AIM:
Set down the material below word for word, excluding the pictures.
○ ○ ○
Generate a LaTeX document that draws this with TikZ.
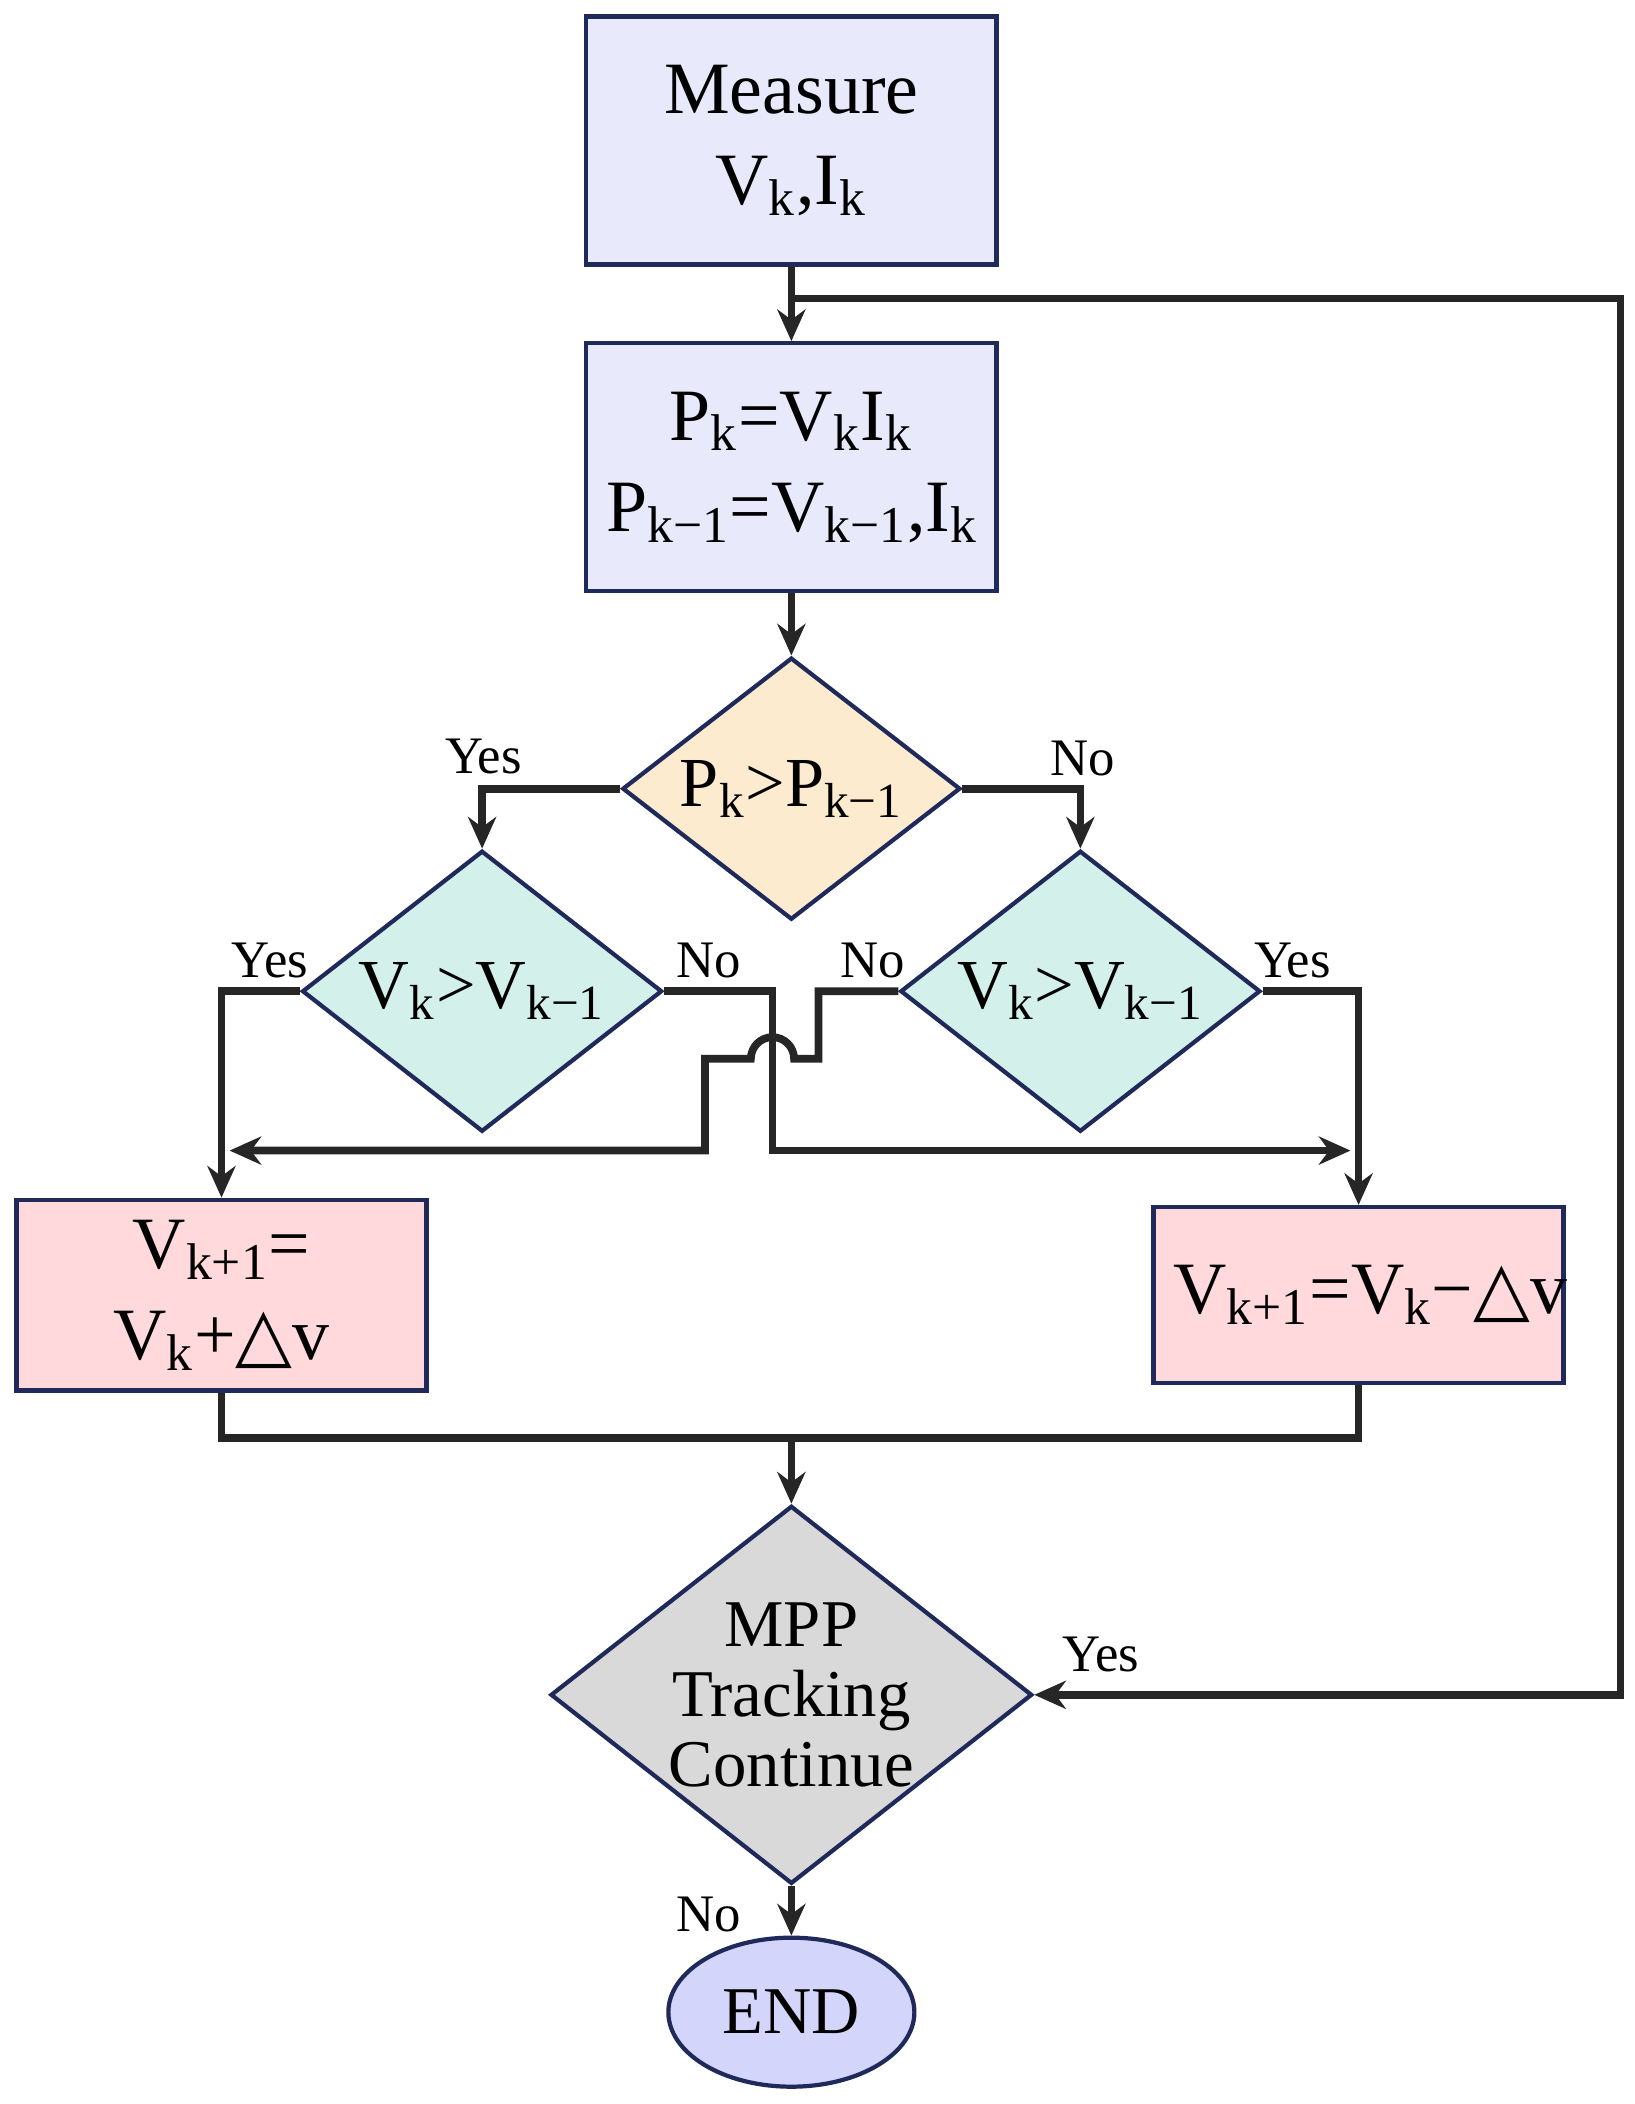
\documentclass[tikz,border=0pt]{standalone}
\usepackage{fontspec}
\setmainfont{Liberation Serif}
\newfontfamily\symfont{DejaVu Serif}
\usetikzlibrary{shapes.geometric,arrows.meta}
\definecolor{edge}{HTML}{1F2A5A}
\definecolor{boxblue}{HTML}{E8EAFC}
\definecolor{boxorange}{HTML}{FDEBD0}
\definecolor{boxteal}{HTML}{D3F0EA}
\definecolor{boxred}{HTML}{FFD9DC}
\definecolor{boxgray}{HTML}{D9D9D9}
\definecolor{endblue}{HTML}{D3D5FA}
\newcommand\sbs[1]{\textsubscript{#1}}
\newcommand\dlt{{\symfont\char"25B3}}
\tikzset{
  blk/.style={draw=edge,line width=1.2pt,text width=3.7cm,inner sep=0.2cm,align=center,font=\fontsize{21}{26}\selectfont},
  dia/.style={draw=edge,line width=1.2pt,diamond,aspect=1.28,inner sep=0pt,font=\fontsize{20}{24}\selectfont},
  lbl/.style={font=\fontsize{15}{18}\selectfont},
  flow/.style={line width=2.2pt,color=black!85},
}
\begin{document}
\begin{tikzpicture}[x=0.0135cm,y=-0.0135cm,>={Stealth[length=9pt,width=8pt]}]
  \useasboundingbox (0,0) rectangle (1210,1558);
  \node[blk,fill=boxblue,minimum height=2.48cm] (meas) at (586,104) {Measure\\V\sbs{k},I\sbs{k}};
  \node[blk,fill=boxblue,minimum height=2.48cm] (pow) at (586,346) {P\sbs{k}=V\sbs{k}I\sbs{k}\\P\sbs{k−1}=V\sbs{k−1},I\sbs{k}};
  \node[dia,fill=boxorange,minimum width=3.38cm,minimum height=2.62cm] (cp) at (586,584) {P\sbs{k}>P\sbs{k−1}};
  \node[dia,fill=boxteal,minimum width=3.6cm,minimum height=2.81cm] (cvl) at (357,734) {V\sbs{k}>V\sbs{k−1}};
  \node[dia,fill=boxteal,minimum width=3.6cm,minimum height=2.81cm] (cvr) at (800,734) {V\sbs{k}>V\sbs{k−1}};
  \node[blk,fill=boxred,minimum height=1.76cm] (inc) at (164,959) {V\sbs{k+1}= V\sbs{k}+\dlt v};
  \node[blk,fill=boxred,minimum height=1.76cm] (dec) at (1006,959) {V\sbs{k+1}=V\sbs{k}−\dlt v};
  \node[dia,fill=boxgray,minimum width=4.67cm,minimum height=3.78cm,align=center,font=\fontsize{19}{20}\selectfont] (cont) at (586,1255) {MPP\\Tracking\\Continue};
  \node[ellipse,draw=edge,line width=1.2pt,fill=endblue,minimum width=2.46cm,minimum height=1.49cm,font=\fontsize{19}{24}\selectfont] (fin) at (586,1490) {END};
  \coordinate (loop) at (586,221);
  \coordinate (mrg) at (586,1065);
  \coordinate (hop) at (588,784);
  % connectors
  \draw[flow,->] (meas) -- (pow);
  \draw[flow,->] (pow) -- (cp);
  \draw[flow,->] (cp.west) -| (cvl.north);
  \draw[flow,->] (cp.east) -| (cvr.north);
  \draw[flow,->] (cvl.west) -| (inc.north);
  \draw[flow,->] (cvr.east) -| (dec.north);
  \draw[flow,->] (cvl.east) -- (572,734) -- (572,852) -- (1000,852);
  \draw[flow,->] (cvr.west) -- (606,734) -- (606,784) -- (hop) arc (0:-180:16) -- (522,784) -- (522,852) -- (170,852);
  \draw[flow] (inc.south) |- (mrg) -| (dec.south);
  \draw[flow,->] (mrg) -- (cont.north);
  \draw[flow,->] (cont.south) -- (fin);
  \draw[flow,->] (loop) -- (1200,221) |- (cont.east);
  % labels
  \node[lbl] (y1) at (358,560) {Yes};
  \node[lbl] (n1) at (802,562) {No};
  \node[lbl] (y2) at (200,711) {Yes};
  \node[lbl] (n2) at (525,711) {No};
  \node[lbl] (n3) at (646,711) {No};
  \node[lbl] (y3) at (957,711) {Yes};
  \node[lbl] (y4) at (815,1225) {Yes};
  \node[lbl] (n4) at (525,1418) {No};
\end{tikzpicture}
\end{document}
○ ○ ○
SOLUTION TO THIS PROBLEM:
Generate a LaTeX document that draws this with TikZ.
\documentclass[tikz,border=0pt]{standalone}
\usepackage{fontspec}
\setmainfont{Liberation Serif}
\newfontfamily\symfont{DejaVu Serif}
\usetikzlibrary{shapes.geometric,arrows.meta}
\definecolor{edge}{HTML}{1F2A5A}
\definecolor{boxblue}{HTML}{E8EAFC}
\definecolor{boxorange}{HTML}{FDEBD0}
\definecolor{boxteal}{HTML}{D3F0EA}
\definecolor{boxred}{HTML}{FFD9DC}
\definecolor{boxgray}{HTML}{D9D9D9}
\definecolor{endblue}{HTML}{D3D5FA}
\newcommand\sbs[1]{\textsubscript{#1}}
\newcommand\dlt{{\symfont\char"25B3}}
\tikzset{
  blk/.style={draw=edge,line width=1.2pt,text width=3.7cm,inner sep=0.2cm,align=center,font=\fontsize{21}{26}\selectfont},
  dia/.style={draw=edge,line width=1.2pt,diamond,aspect=1.28,inner sep=0pt,font=\fontsize{20}{24}\selectfont},
  lbl/.style={font=\fontsize{15}{18}\selectfont},
  flow/.style={line width=2.2pt,color=black!85},
}
\begin{document}
\begin{tikzpicture}[x=0.0135cm,y=-0.0135cm,>={Stealth[length=9pt,width=8pt]}]
  \useasboundingbox (0,0) rectangle (1210,1558);
  \node[blk,fill=boxblue,minimum height=2.48cm] (meas) at (586,104) {Measure\\V\sbs{k},I\sbs{k}};
  \node[blk,fill=boxblue,minimum height=2.48cm] (pow) at (586,346) {P\sbs{k}=V\sbs{k}I\sbs{k}\\P\sbs{k−1}=V\sbs{k−1},I\sbs{k}};
  \node[dia,fill=boxorange,minimum width=3.38cm,minimum height=2.62cm] (cp) at (586,584) {P\sbs{k}>P\sbs{k−1}};
  \node[dia,fill=boxteal,minimum width=3.6cm,minimum height=2.81cm] (cvl) at (357,734) {V\sbs{k}>V\sbs{k−1}};
  \node[dia,fill=boxteal,minimum width=3.6cm,minimum height=2.81cm] (cvr) at (800,734) {V\sbs{k}>V\sbs{k−1}};
  \node[blk,fill=boxred,minimum height=1.76cm] (inc) at (164,959) {V\sbs{k+1}= V\sbs{k}+\dlt v};
  \node[blk,fill=boxred,minimum height=1.76cm] (dec) at (1006,959) {V\sbs{k+1}=V\sbs{k}−\dlt v};
  \node[dia,fill=boxgray,minimum width=4.67cm,minimum height=3.78cm,align=center,font=\fontsize{19}{20}\selectfont] (cont) at (586,1255) {MPP\\Tracking\\Continue};
  \node[ellipse,draw=edge,line width=1.2pt,fill=endblue,minimum width=2.46cm,minimum height=1.49cm,font=\fontsize{19}{24}\selectfont] (fin) at (586,1490) {END};
  \coordinate (loop) at (586,221);
  \coordinate (mrg) at (586,1065);
  \coordinate (hop) at (588,784);
  % connectors
  \draw[flow,->] (meas) -- (pow);
  \draw[flow,->] (pow) -- (cp);
  \draw[flow,->] (cp.west) -| (cvl.north);
  \draw[flow,->] (cp.east) -| (cvr.north);
  \draw[flow,->] (cvl.west) -| (inc.north);
  \draw[flow,->] (cvr.east) -| (dec.north);
  \draw[flow,->] (cvl.east) -- (572,734) -- (572,852) -- (1000,852);
  \draw[flow,->] (cvr.west) -- (606,734) -- (606,784) -- (hop) arc (0:-180:16) -- (522,784) -- (522,852) -- (170,852);
  \draw[flow] (inc.south) |- (mrg) -| (dec.south);
  \draw[flow,->] (mrg) -- (cont.north);
  \draw[flow,->] (cont.south) -- (fin);
  \draw[flow,->] (loop) -- (1200,221) |- (cont.east);
  % labels
  \node[lbl] (y1) at (358,560) {Yes};
  \node[lbl] (n1) at (802,562) {No};
  \node[lbl] (y2) at (200,711) {Yes};
  \node[lbl] (n2) at (525,711) {No};
  \node[lbl] (n3) at (646,711) {No};
  \node[lbl] (y3) at (957,711) {Yes};
  \node[lbl] (y4) at (815,1225) {Yes};
  \node[lbl] (n4) at (525,1418) {No};
\end{tikzpicture}
\end{document}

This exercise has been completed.